• **What to produce**: Leave out the pictures and repeat the rest of the material exactly.
------
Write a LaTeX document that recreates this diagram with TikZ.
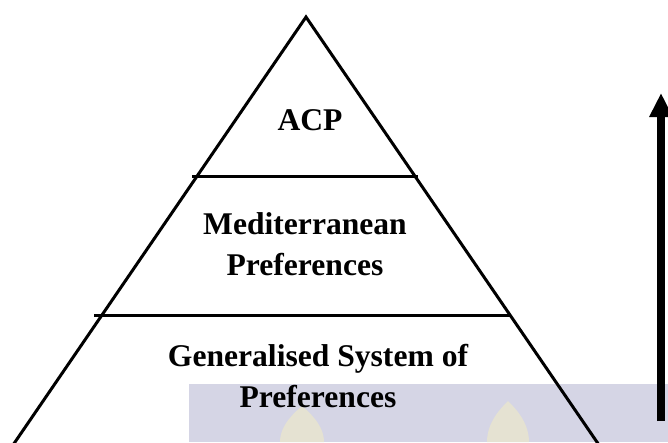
\documentclass[tikz,border=0pt]{standalone}
\usepackage{fontspec}
\setmainfont{Liberation Serif}
\usetikzlibrary{arrows.meta}
\definecolor{wmblue}{RGB}{213,213,229}
\definecolor{wmyellow}{RGB}{229,226,210}
\tikzset{
  edge/.style={line width=3pt, line cap=butt},
  label/.style={font=\fontsize{31.6}{41}\selectfont\bfseries, align=center, anchor=base, inner sep=0pt},
  uparrow/.style={line width=8pt, -{Triangle[length=24pt,width=22pt]}}
}
\begin{document}
\begin{tikzpicture}[x=1pt,y=-1pt]
  \useasboundingbox (0,0) rectangle (668,442);
  % watermark
  \fill[wmblue] (189,384) rectangle (668,442);
  \fill[wmyellow] (280,442) .. controls (280,425) and (295,412) .. (302,406) .. controls (309,412) and (324,425) .. (324,442) -- cycle;
  \fill[wmyellow] (487,442) .. controls (487,422) and (501,408) .. (508,401) .. controls (515,408) and (529,422) .. (529,442) -- cycle;
  % pyramid
  \coordinate (apex) at (306,17);
  \coordinate (bl) at (13,445);
  \coordinate (br) at (599,445);
  \begin{scope}
    \clip (0,0) rectangle (668,442);
    \draw[edge, line join=miter] (bl) -- (apex) -- (br);
  \end{scope}
  \coordinate (l1a) at (192,176);
  \coordinate (l1b) at (418,176);
  \coordinate (l2a) at (94,315);
  \coordinate (l2b) at (511,315);
  \draw[edge] (l1a) -- (l1b);
  \draw[edge] (l2a) -- (l2b);
  % labels
  \node[label] (acp) at (310,130) {ACP};
  \node[label] (med) at (305,275) {Mediterranean\\Preferences};
  \node[label] (gsp) at (318,407) {Generalised System of\\Preferences};
  % arrow
  \coordinate (abot) at (661,421);
  \coordinate (atop) at (661,93);
  \draw[uparrow] (abot) -- (atop);
\end{tikzpicture}
\end{document}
------
• **Solution to this exercise**:
Write a LaTeX document that recreates this diagram with TikZ.
\documentclass[tikz,border=0pt]{standalone}
\usepackage{fontspec}
\setmainfont{Liberation Serif}
\usetikzlibrary{arrows.meta}
\definecolor{wmblue}{RGB}{213,213,229}
\definecolor{wmyellow}{RGB}{229,226,210}
\tikzset{
  edge/.style={line width=3pt, line cap=butt},
  label/.style={font=\fontsize{31.6}{41}\selectfont\bfseries, align=center, anchor=base, inner sep=0pt},
  uparrow/.style={line width=8pt, -{Triangle[length=24pt,width=22pt]}}
}
\begin{document}
\begin{tikzpicture}[x=1pt,y=-1pt]
  \useasboundingbox (0,0) rectangle (668,442);
  % watermark
  \fill[wmblue] (189,384) rectangle (668,442);
  \fill[wmyellow] (280,442) .. controls (280,425) and (295,412) .. (302,406) .. controls (309,412) and (324,425) .. (324,442) -- cycle;
  \fill[wmyellow] (487,442) .. controls (487,422) and (501,408) .. (508,401) .. controls (515,408) and (529,422) .. (529,442) -- cycle;
  % pyramid
  \coordinate (apex) at (306,17);
  \coordinate (bl) at (13,445);
  \coordinate (br) at (599,445);
  \begin{scope}
    \clip (0,0) rectangle (668,442);
    \draw[edge, line join=miter] (bl) -- (apex) -- (br);
  \end{scope}
  \coordinate (l1a) at (192,176);
  \coordinate (l1b) at (418,176);
  \coordinate (l2a) at (94,315);
  \coordinate (l2b) at (511,315);
  \draw[edge] (l1a) -- (l1b);
  \draw[edge] (l2a) -- (l2b);
  % labels
  \node[label] (acp) at (310,130) {ACP};
  \node[label] (med) at (305,275) {Mediterranean\\Preferences};
  \node[label] (gsp) at (318,407) {Generalised System of\\Preferences};
  % arrow
  \coordinate (abot) at (661,421);
  \coordinate (atop) at (661,93);
  \draw[uparrow] (abot) -- (atop);
\end{tikzpicture}
\end{document}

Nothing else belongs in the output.